INFORMATION PROVIDED:
----

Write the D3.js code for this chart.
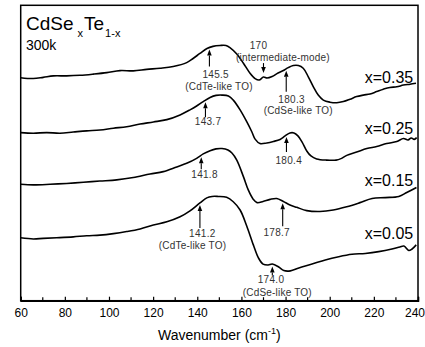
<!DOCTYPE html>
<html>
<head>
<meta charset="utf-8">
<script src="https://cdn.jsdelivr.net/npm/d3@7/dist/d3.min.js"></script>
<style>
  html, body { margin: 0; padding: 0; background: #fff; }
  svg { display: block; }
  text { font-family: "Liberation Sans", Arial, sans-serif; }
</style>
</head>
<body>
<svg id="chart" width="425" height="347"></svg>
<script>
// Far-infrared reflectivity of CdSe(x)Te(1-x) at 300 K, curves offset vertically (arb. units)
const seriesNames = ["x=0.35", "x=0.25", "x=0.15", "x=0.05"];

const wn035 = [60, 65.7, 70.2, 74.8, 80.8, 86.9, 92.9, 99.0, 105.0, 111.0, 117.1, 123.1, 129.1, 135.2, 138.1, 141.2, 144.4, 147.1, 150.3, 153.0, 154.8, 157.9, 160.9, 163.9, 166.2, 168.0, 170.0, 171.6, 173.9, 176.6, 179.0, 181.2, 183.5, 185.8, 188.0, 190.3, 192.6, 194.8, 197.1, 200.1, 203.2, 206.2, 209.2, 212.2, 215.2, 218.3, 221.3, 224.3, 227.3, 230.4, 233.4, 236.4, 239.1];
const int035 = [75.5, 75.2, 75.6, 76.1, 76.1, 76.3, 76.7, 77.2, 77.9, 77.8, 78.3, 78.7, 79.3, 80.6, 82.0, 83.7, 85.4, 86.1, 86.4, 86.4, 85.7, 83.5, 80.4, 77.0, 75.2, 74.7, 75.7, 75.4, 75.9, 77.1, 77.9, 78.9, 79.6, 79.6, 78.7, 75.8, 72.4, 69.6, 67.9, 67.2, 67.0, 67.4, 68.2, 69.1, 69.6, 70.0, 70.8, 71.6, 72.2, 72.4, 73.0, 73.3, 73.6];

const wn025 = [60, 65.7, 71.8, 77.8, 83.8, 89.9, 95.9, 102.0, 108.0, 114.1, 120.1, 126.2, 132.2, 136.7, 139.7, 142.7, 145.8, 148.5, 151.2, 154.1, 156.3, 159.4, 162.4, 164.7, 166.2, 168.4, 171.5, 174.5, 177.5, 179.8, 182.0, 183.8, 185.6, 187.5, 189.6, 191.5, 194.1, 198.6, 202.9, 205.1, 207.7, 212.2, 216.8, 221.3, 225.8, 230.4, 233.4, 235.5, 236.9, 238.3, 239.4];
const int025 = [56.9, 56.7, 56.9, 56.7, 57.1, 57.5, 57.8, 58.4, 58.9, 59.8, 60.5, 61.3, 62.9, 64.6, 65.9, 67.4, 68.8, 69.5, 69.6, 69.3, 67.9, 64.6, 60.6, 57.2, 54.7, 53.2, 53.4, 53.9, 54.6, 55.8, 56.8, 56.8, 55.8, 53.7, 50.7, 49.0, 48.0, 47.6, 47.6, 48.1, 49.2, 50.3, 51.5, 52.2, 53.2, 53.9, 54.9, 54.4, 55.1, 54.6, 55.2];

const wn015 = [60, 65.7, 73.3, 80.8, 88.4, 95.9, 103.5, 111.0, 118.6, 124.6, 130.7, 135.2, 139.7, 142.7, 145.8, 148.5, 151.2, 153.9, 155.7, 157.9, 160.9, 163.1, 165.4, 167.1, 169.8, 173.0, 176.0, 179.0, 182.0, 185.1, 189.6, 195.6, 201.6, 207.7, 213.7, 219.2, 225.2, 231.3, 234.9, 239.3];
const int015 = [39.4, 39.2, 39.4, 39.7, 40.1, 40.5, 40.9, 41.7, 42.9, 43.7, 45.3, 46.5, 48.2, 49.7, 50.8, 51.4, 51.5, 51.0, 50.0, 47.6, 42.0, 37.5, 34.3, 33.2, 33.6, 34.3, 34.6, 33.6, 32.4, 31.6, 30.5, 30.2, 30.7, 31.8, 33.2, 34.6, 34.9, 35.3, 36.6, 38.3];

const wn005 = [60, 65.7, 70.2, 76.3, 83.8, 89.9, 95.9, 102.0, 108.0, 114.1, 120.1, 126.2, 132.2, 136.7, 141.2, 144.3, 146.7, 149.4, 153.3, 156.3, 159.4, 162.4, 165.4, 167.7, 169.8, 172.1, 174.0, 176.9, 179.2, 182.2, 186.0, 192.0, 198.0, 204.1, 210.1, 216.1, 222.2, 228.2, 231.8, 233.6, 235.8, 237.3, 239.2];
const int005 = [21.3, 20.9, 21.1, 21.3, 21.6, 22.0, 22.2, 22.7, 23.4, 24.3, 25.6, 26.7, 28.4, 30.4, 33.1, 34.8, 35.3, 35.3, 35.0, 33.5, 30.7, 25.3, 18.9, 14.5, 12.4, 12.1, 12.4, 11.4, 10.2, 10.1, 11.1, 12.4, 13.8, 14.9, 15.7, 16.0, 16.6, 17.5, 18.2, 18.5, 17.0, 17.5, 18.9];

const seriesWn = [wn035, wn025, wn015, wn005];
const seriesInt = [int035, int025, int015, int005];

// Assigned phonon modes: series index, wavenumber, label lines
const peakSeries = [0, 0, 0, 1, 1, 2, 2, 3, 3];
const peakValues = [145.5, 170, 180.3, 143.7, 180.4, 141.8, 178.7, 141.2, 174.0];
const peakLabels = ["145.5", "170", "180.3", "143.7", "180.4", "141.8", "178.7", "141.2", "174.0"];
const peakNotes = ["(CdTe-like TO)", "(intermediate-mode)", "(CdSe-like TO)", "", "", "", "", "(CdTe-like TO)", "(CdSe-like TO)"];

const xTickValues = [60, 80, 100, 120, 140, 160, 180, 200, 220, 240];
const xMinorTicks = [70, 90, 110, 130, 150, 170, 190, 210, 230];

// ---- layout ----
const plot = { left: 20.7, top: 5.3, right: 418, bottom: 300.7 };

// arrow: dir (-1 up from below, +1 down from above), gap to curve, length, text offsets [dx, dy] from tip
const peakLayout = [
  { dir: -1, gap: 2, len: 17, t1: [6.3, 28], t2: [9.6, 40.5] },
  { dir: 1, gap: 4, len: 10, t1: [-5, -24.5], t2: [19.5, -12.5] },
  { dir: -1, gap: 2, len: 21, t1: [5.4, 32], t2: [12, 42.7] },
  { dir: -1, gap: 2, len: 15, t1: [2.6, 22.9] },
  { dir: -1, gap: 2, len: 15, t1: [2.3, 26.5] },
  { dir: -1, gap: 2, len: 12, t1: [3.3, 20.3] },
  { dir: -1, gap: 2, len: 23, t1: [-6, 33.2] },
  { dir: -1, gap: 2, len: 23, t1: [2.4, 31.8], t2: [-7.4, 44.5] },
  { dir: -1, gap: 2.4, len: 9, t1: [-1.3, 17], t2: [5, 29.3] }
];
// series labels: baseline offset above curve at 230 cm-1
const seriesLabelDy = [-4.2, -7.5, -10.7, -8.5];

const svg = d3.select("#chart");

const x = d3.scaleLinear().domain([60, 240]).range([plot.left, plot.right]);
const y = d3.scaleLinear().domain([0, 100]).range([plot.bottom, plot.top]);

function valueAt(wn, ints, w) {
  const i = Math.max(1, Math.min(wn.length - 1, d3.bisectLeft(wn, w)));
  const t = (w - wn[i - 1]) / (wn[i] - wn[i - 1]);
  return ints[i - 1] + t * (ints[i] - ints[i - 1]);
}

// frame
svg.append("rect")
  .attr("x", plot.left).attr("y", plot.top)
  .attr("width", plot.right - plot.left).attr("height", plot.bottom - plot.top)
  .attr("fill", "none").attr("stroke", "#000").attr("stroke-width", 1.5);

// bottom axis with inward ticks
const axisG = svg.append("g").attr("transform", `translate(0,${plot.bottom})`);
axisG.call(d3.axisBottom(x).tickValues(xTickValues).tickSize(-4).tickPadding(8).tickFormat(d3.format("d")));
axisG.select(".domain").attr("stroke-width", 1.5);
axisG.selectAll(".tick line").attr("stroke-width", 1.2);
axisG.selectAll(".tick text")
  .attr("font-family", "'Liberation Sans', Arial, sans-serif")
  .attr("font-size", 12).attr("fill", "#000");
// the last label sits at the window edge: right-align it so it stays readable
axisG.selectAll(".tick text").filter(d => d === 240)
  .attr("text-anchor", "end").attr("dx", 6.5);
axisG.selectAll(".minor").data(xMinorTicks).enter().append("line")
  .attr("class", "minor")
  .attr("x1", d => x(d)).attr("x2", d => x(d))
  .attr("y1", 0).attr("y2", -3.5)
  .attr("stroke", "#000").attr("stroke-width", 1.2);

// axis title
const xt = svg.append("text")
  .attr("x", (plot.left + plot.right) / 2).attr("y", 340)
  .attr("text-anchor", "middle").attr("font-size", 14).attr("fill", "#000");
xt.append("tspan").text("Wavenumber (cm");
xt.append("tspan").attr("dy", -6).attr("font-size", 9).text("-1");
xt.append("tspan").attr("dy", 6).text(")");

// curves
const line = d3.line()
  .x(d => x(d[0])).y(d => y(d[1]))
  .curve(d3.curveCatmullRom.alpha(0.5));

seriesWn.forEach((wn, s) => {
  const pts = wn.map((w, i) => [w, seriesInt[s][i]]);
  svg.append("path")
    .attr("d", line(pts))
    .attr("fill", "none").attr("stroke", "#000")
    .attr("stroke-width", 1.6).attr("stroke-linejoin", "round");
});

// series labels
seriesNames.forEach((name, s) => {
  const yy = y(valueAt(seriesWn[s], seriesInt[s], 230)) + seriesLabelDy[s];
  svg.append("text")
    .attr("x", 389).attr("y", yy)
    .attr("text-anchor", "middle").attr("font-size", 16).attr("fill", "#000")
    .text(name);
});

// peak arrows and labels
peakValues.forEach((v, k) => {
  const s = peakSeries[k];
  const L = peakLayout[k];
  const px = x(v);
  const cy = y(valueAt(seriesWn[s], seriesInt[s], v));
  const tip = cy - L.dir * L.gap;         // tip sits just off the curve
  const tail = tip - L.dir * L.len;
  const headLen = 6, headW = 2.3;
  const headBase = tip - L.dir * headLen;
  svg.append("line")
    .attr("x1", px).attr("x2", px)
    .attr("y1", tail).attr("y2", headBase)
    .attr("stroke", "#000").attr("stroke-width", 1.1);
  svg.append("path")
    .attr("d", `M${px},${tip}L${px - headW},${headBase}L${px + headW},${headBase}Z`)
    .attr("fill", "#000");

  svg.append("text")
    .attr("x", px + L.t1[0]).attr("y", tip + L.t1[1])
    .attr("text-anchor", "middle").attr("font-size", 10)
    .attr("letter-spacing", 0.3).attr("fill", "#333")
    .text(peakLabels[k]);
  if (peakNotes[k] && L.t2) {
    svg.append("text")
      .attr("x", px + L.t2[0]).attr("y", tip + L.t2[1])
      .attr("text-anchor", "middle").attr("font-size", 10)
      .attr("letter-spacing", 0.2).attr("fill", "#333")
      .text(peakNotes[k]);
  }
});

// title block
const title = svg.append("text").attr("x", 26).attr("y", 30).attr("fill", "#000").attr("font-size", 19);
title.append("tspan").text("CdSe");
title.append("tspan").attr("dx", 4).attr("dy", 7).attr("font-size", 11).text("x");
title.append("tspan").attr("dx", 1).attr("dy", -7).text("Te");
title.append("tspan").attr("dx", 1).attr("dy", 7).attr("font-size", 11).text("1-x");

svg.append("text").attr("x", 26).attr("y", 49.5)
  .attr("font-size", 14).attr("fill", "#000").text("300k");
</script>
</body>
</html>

----

DIRECTIVE:
Only the lines from the top of the data through the line with "73.0, 73.3, 73.6];" should be quoted, exactly and with both ends kept; skip the pictures.

PROBLEM SOLUTION:
Write the D3.js code for this chart.
<!DOCTYPE html>
<html>
<head>
<meta charset="utf-8">
<script src="https://cdn.jsdelivr.net/npm/d3@7/dist/d3.min.js"></script>
<style>
  html, body { margin: 0; padding: 0; background: #fff; }
  svg { display: block; }
  text { font-family: "Liberation Sans", Arial, sans-serif; }
</style>
</head>
<body>
<svg id="chart" width="425" height="347"></svg>
<script>
// Far-infrared reflectivity of CdSe(x)Te(1-x) at 300 K, curves offset vertically (arb. units)
const seriesNames = ["x=0.35", "x=0.25", "x=0.15", "x=0.05"];

const wn035 = [60, 65.7, 70.2, 74.8, 80.8, 86.9, 92.9, 99.0, 105.0, 111.0, 117.1, 123.1, 129.1, 135.2, 138.1, 141.2, 144.4, 147.1, 150.3, 153.0, 154.8, 157.9, 160.9, 163.9, 166.2, 168.0, 170.0, 171.6, 173.9, 176.6, 179.0, 181.2, 183.5, 185.8, 188.0, 190.3, 192.6, 194.8, 197.1, 200.1, 203.2, 206.2, 209.2, 212.2, 215.2, 218.3, 221.3, 224.3, 227.3, 230.4, 233.4, 236.4, 239.1];
const int035 = [75.5, 75.2, 75.6, 76.1, 76.1, 76.3, 76.7, 77.2, 77.9, 77.8, 78.3, 78.7, 79.3, 80.6, 82.0, 83.7, 85.4, 86.1, 86.4, 86.4, 85.7, 83.5, 80.4, 77.0, 75.2, 74.7, 75.7, 75.4, 75.9, 77.1, 77.9, 78.9, 79.6, 79.6, 78.7, 75.8, 72.4, 69.6, 67.9, 67.2, 67.0, 67.4, 68.2, 69.1, 69.6, 70.0, 70.8, 71.6, 72.2, 72.4, 73.0, 73.3, 73.6];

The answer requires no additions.